[Start of Entries provided]

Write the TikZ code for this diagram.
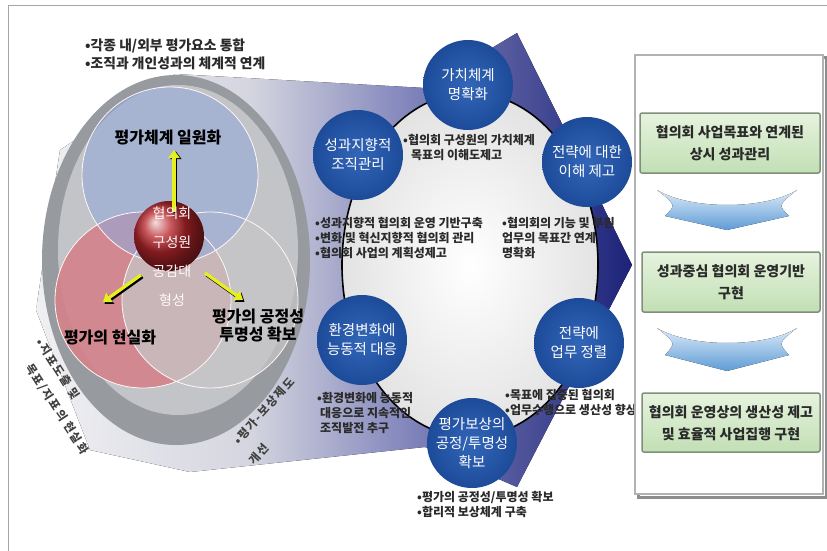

[End of Entries provided]
[Start of Entries provided]

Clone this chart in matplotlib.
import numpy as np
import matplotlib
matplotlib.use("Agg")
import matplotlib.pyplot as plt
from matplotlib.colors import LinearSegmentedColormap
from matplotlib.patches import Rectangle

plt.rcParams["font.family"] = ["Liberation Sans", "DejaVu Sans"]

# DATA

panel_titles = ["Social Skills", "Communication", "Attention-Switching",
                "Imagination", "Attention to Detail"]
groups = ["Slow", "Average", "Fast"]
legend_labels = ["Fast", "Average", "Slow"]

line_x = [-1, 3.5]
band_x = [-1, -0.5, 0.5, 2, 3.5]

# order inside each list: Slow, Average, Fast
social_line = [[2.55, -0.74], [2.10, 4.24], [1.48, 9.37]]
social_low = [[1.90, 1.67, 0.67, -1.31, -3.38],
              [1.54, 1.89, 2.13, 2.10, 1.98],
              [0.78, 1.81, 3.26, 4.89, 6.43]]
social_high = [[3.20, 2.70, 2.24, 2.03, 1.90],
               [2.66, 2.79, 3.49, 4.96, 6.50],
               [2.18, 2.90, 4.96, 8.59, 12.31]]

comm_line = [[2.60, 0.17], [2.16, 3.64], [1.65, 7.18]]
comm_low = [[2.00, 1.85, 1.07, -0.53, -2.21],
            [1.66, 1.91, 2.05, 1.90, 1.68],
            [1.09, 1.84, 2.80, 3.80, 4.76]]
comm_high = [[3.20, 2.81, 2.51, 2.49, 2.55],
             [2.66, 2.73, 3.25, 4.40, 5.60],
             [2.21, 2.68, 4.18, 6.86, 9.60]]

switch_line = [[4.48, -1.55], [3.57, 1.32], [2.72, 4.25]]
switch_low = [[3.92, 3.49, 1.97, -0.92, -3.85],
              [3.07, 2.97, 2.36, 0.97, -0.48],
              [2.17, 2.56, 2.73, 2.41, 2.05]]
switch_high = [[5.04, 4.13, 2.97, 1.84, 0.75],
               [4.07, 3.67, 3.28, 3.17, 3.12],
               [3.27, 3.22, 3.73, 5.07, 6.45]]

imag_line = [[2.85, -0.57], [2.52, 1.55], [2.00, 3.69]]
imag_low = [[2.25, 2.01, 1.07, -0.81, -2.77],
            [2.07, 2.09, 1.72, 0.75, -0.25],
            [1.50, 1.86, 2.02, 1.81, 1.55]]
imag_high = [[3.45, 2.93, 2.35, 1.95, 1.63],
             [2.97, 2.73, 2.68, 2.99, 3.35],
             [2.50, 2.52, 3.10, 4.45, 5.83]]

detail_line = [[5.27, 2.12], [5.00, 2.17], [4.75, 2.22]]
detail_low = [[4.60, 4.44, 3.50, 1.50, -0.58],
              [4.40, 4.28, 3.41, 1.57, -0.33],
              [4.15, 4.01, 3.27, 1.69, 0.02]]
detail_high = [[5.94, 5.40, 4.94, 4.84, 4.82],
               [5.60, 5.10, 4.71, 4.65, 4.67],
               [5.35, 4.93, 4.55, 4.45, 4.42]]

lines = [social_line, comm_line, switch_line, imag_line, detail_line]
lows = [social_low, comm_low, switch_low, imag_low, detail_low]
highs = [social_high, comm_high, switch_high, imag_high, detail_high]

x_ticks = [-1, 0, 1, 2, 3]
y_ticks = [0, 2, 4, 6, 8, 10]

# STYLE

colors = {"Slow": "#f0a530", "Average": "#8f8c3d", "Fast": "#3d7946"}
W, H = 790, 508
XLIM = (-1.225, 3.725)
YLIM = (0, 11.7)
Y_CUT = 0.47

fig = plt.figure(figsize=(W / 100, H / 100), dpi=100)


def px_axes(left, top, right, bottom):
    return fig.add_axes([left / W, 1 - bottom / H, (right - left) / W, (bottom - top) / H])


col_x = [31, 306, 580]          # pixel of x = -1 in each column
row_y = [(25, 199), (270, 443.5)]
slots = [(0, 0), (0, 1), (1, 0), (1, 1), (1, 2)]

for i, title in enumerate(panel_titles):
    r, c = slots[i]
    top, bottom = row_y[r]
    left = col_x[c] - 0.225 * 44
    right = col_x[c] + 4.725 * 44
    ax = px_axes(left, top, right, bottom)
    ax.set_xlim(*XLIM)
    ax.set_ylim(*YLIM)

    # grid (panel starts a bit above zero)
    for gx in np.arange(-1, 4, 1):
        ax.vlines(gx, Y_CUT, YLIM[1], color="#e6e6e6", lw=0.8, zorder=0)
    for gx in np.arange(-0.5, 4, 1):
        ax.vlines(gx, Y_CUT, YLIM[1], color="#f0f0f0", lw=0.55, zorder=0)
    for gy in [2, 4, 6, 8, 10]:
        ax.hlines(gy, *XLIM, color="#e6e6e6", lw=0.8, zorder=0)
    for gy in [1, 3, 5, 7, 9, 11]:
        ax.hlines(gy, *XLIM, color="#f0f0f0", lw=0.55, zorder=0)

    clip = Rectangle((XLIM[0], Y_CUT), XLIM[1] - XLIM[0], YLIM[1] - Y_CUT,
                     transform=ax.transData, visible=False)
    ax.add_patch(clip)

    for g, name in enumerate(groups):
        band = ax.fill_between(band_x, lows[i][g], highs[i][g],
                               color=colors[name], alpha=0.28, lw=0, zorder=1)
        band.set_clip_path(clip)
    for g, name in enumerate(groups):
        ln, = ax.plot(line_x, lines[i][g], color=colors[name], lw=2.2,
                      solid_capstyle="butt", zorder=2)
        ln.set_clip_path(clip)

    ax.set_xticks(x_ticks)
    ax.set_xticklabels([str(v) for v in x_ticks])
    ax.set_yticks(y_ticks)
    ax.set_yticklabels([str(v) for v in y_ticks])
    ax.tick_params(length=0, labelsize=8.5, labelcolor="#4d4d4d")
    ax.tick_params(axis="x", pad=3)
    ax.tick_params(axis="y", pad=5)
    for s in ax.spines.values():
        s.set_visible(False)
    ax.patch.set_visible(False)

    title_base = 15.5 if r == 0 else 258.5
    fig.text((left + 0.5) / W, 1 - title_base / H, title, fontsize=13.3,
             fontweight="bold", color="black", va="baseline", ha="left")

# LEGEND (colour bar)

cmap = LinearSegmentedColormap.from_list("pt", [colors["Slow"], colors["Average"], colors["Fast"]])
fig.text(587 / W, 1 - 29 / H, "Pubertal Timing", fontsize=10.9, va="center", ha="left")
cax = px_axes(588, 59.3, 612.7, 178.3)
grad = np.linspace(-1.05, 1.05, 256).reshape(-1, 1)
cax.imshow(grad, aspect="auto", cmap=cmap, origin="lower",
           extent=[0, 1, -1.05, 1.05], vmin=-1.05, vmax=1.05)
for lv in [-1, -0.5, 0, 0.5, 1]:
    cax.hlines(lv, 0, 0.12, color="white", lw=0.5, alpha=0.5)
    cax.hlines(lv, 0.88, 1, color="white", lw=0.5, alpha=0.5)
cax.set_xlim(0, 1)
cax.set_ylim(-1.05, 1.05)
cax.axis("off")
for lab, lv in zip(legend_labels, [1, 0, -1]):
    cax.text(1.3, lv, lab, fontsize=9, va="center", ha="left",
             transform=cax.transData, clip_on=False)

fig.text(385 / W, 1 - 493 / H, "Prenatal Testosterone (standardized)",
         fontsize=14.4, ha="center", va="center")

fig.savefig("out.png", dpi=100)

[End of Entries provided]

**Required work**
Repeat word for word the lines from the line with "Clone this chart in matplotlib." to the line with "[2.18, 2.90, 4.96, 8.59, 12.31]]", both lines included.

**Exercise answer**
Clone this chart in matplotlib.
import numpy as np
import matplotlib
matplotlib.use("Agg")
import matplotlib.pyplot as plt
from matplotlib.colors import LinearSegmentedColormap
from matplotlib.patches import Rectangle

plt.rcParams["font.family"] = ["Liberation Sans", "DejaVu Sans"]

# DATA

panel_titles = ["Social Skills", "Communication", "Attention-Switching",
                "Imagination", "Attention to Detail"]
groups = ["Slow", "Average", "Fast"]
legend_labels = ["Fast", "Average", "Slow"]

line_x = [-1, 3.5]
band_x = [-1, -0.5, 0.5, 2, 3.5]

# order inside each list: Slow, Average, Fast
social_line = [[2.55, -0.74], [2.10, 4.24], [1.48, 9.37]]
social_low = [[1.90, 1.67, 0.67, -1.31, -3.38],
              [1.54, 1.89, 2.13, 2.10, 1.98],
              [0.78, 1.81, 3.26, 4.89, 6.43]]
social_high = [[3.20, 2.70, 2.24, 2.03, 1.90],
               [2.66, 2.79, 3.49, 4.96, 6.50],
               [2.18, 2.90, 4.96, 8.59, 12.31]]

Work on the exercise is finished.